What is expected: In the entries below, find the lines with the word "matplotlib" and copy them.

-- BEGIN Information supplied --

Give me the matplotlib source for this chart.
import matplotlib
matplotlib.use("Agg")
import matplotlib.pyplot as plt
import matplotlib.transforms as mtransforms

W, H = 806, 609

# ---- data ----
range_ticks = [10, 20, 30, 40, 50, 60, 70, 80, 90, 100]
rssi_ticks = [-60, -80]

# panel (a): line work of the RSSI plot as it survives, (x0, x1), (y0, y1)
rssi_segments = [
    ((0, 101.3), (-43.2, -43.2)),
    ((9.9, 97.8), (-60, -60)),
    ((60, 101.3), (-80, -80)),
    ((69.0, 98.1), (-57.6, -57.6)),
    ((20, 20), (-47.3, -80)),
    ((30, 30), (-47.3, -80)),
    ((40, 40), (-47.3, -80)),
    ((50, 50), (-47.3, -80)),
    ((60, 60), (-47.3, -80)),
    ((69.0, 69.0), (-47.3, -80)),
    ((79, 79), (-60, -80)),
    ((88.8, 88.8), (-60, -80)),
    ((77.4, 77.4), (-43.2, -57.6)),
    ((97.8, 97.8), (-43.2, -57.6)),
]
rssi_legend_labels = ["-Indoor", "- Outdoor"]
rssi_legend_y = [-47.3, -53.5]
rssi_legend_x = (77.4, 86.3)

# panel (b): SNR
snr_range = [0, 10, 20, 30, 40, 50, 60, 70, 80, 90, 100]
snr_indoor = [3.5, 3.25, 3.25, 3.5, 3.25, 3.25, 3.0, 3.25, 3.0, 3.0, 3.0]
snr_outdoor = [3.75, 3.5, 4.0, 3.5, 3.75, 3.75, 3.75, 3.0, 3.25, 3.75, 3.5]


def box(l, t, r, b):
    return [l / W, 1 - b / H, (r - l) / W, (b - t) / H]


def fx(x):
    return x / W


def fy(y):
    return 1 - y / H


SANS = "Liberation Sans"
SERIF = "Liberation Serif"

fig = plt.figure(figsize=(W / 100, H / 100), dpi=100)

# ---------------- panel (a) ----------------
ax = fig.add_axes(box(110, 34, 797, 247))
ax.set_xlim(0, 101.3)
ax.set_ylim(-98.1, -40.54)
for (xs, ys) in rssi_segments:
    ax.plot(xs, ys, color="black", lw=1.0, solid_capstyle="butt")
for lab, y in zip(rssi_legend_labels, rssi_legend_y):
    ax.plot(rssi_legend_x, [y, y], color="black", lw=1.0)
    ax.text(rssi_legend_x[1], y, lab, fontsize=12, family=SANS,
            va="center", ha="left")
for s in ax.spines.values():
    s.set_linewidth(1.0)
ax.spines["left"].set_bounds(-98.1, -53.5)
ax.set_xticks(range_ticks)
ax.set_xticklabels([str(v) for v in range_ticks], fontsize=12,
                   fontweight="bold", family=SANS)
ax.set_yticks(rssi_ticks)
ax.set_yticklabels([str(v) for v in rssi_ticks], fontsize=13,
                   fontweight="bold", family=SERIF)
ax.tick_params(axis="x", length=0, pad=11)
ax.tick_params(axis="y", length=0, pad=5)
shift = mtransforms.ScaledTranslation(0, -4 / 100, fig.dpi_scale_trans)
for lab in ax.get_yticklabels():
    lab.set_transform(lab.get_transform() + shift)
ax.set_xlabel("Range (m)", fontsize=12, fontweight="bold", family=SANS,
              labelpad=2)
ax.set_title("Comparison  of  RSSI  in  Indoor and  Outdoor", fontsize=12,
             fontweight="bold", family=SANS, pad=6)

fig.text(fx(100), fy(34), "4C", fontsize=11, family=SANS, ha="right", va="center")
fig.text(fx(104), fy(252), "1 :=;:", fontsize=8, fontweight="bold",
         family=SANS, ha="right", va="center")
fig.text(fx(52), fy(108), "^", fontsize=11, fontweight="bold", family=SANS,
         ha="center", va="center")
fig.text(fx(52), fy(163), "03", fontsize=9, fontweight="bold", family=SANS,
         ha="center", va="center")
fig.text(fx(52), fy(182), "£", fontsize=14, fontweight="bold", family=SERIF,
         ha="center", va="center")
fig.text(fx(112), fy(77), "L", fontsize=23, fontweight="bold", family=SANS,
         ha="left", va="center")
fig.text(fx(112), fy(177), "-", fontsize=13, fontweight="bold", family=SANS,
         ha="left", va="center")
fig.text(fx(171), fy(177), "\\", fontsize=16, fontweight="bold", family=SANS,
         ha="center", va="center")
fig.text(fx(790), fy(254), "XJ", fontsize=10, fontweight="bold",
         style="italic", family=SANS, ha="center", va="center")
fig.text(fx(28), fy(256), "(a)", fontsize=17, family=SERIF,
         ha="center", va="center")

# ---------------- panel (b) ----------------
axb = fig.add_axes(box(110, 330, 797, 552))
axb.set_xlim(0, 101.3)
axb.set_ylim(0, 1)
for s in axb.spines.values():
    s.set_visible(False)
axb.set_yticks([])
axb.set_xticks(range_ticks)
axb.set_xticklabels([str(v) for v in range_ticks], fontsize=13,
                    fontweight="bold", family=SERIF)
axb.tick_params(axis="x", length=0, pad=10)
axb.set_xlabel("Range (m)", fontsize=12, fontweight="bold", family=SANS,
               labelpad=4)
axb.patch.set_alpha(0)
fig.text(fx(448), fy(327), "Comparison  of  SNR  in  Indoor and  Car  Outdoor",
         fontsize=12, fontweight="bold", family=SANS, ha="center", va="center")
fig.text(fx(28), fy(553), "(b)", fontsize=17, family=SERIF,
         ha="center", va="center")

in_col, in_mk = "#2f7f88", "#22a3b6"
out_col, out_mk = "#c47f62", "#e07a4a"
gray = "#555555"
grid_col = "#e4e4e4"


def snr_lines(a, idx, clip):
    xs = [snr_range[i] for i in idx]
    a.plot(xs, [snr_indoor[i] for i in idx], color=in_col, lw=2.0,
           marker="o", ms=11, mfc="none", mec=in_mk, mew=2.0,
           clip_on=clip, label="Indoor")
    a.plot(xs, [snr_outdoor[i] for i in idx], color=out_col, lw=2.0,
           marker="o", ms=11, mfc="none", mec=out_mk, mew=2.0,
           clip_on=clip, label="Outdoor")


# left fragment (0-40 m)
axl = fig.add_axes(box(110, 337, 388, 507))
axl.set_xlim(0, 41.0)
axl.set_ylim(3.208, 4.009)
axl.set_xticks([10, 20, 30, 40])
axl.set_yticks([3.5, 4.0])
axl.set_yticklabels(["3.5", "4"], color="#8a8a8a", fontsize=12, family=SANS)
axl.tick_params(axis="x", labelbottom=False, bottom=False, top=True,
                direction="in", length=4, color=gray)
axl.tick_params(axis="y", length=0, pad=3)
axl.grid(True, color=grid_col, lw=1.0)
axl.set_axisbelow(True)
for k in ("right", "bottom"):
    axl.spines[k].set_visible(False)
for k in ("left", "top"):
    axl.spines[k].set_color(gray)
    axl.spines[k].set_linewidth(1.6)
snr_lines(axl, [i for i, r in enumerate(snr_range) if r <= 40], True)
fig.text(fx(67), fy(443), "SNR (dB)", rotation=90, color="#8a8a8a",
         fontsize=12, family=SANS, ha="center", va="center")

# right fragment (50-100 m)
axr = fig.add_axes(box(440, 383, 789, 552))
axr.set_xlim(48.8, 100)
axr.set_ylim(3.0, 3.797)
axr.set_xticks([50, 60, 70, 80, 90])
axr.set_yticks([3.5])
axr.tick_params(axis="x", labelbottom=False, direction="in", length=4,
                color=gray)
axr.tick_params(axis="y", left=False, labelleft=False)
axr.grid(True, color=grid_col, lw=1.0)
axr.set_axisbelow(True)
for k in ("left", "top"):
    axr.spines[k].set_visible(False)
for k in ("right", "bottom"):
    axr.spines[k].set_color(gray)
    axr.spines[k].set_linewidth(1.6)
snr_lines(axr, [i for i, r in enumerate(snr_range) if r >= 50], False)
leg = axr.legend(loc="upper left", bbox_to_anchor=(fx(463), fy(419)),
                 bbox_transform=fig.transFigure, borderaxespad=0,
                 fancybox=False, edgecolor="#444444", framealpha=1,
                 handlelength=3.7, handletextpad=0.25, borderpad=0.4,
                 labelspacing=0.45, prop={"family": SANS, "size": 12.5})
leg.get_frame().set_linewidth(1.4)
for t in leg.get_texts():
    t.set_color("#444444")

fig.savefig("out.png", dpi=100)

-- END Information supplied --
-- BEGIN Information supplied --

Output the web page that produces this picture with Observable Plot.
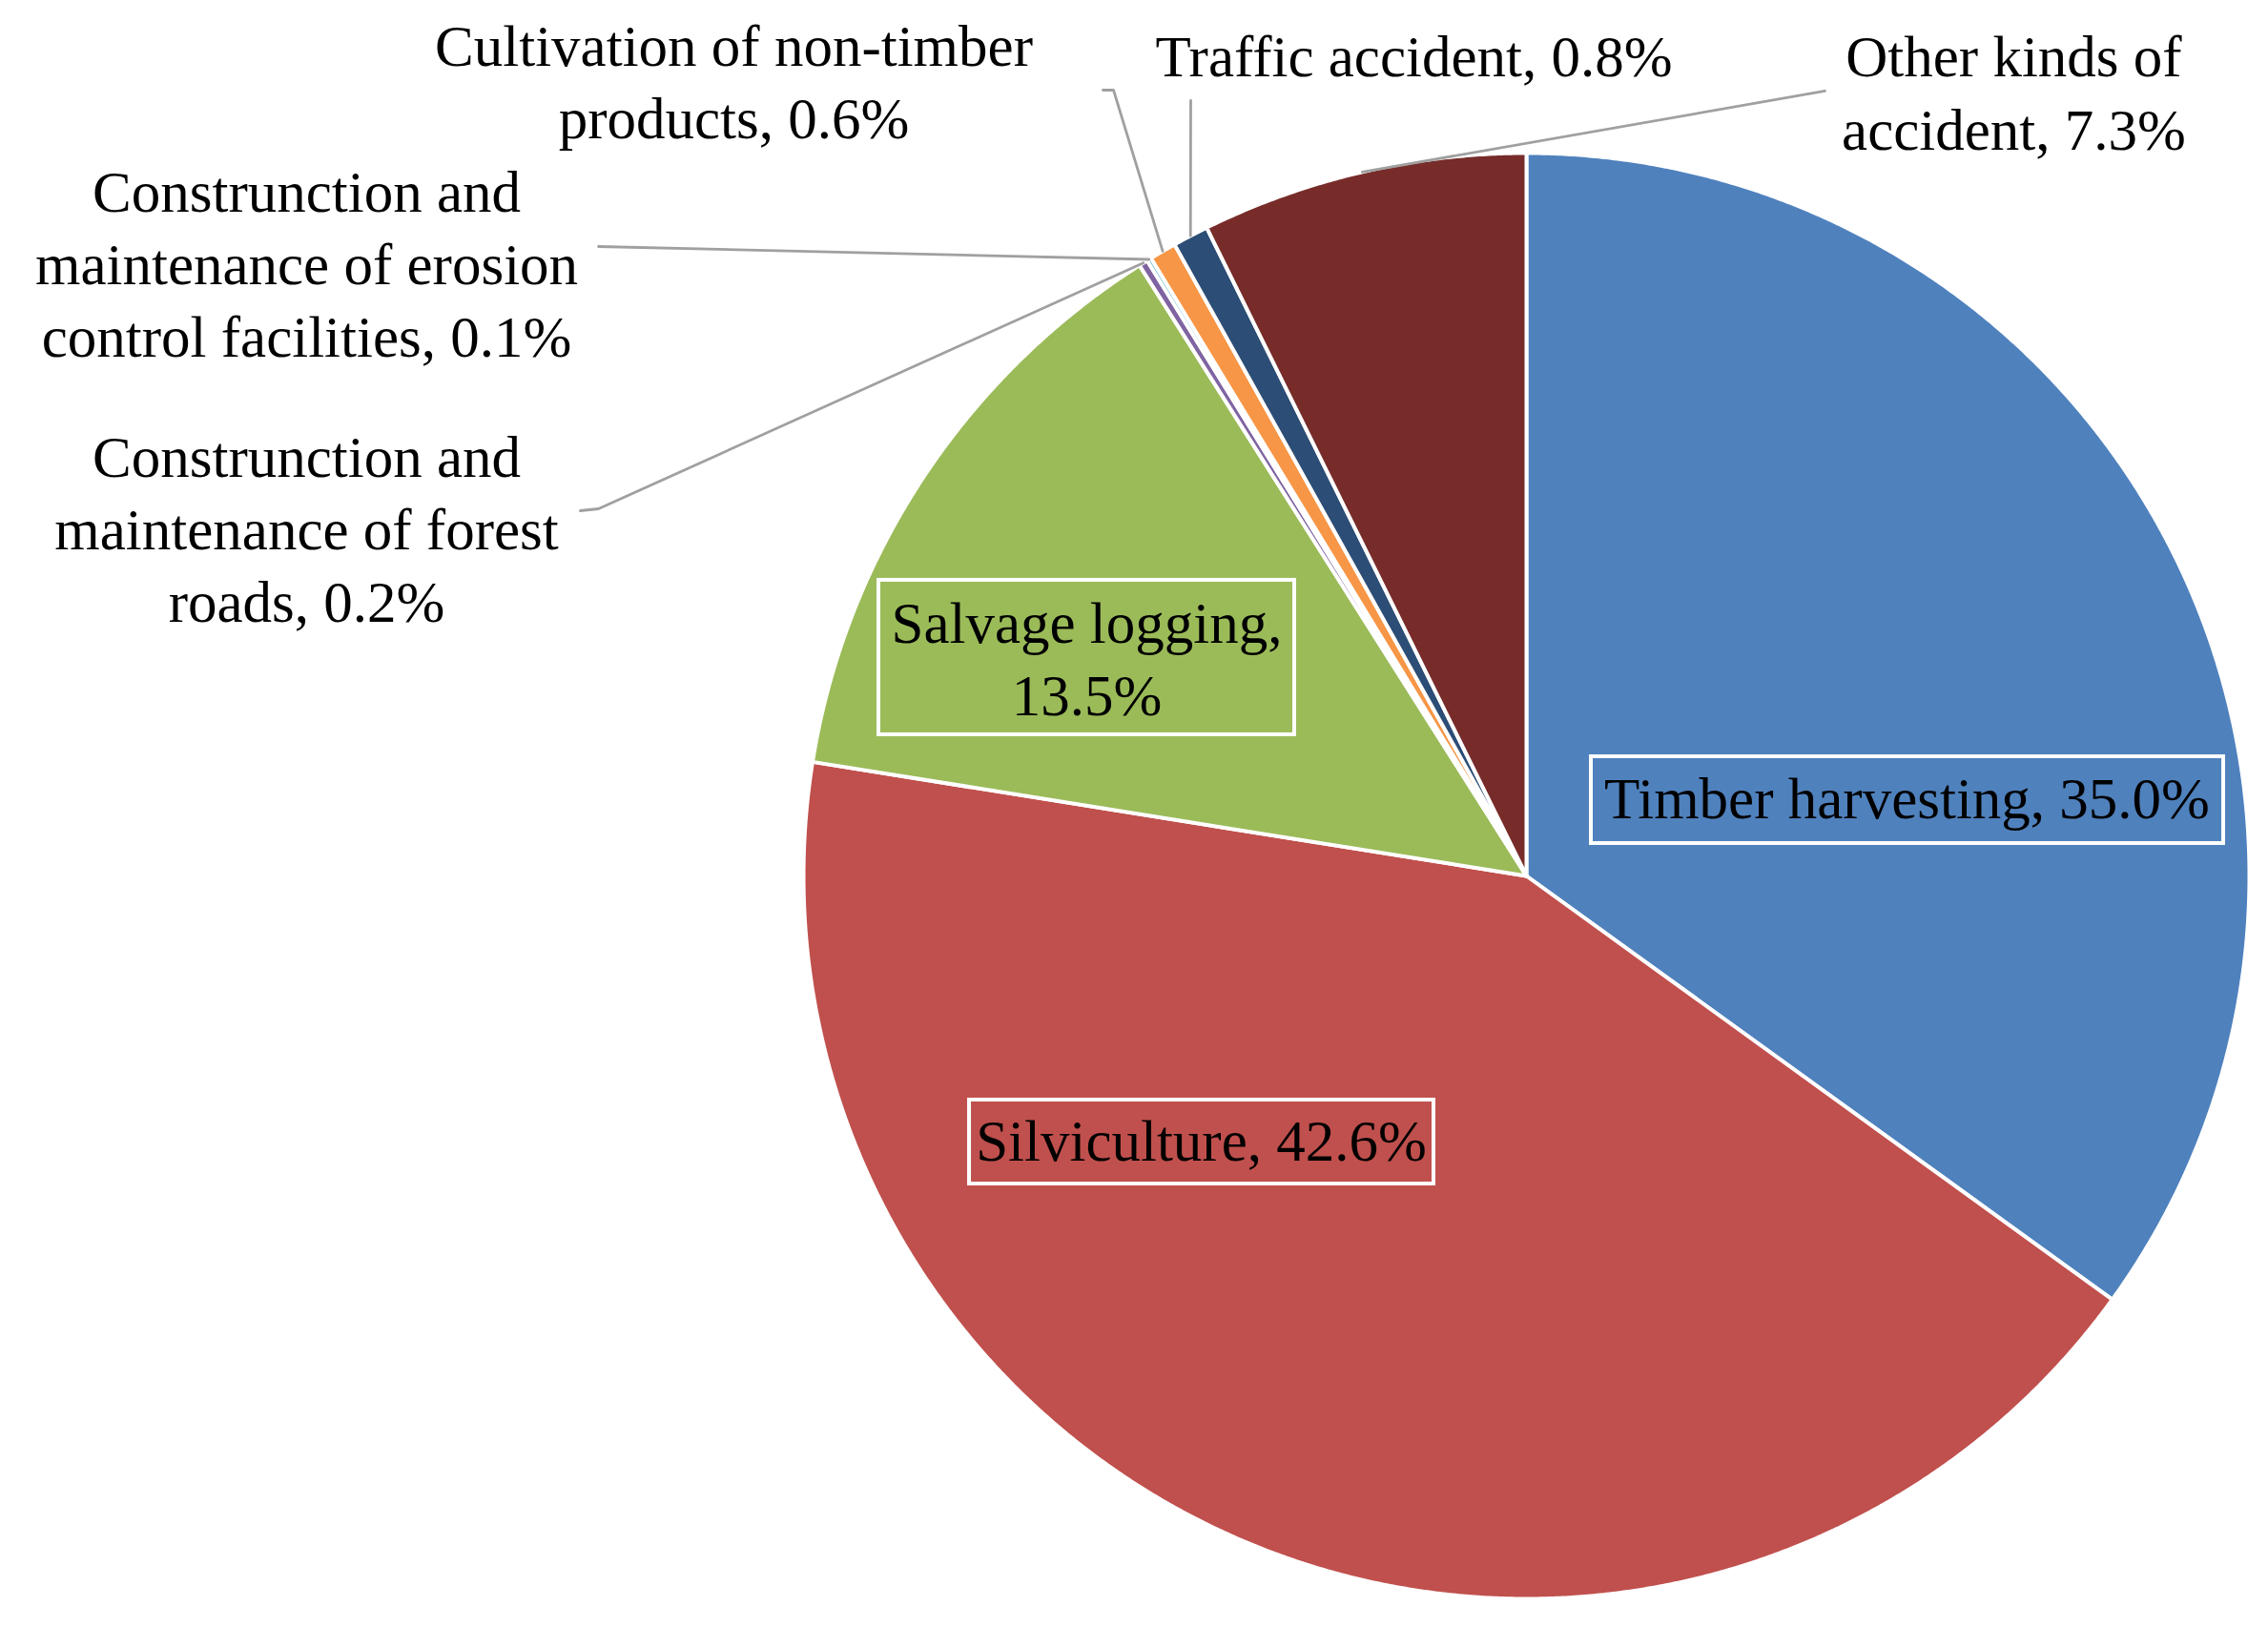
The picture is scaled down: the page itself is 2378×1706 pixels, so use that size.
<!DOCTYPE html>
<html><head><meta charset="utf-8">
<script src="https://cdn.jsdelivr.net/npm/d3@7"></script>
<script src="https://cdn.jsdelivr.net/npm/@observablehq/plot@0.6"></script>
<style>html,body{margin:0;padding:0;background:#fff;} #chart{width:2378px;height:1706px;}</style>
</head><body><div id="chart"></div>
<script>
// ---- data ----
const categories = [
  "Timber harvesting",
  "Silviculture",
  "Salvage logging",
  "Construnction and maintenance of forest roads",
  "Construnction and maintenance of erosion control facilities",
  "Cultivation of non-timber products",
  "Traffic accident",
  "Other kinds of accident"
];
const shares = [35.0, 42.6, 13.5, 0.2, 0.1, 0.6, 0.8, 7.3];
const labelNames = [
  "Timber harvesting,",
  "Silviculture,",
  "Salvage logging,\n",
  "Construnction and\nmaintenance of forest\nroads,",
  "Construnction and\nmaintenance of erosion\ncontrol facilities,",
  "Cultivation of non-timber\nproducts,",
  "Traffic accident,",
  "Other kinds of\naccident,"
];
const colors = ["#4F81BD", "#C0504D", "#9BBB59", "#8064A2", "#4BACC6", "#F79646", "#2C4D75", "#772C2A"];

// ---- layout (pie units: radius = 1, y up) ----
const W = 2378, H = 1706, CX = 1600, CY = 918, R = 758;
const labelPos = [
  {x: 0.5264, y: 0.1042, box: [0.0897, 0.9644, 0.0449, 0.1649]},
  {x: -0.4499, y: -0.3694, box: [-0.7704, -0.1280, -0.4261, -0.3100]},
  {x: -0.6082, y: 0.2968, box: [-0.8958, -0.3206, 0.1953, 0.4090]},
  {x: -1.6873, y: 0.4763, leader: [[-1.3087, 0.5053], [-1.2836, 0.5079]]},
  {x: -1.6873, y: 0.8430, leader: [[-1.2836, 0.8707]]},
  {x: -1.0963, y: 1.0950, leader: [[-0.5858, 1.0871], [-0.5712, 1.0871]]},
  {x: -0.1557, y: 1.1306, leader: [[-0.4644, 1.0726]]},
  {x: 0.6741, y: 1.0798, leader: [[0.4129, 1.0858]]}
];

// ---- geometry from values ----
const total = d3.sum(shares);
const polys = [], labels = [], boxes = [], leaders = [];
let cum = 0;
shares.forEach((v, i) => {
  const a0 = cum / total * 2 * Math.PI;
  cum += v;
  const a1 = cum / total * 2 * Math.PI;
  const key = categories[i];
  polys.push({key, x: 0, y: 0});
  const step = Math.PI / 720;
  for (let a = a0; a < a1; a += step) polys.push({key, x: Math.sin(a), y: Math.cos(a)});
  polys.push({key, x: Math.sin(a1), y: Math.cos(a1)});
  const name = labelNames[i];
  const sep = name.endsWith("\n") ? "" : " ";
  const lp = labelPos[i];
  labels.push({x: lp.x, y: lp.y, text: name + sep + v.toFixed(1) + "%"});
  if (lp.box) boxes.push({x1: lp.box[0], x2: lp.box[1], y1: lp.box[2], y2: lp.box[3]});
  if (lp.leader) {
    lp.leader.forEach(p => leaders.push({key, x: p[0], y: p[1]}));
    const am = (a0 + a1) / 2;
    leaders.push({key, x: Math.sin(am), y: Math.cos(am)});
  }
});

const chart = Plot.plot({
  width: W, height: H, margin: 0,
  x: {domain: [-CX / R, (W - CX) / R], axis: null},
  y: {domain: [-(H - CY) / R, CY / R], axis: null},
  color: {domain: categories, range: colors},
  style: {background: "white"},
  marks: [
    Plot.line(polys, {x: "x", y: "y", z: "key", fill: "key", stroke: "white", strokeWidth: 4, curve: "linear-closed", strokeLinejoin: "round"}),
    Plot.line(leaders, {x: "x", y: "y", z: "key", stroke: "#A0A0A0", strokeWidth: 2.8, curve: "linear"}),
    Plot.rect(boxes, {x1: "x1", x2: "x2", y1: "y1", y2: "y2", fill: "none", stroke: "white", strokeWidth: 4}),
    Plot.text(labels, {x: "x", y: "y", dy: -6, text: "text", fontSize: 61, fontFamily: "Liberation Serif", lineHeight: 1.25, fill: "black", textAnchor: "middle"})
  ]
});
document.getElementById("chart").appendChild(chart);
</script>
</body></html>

-- END Information supplied --

Solution below:
Give me the matplotlib source for this chart.
import matplotlib
matplotlib.use("Agg")
import matplotlib.pyplot as plt
import matplotlib.transforms as mtransforms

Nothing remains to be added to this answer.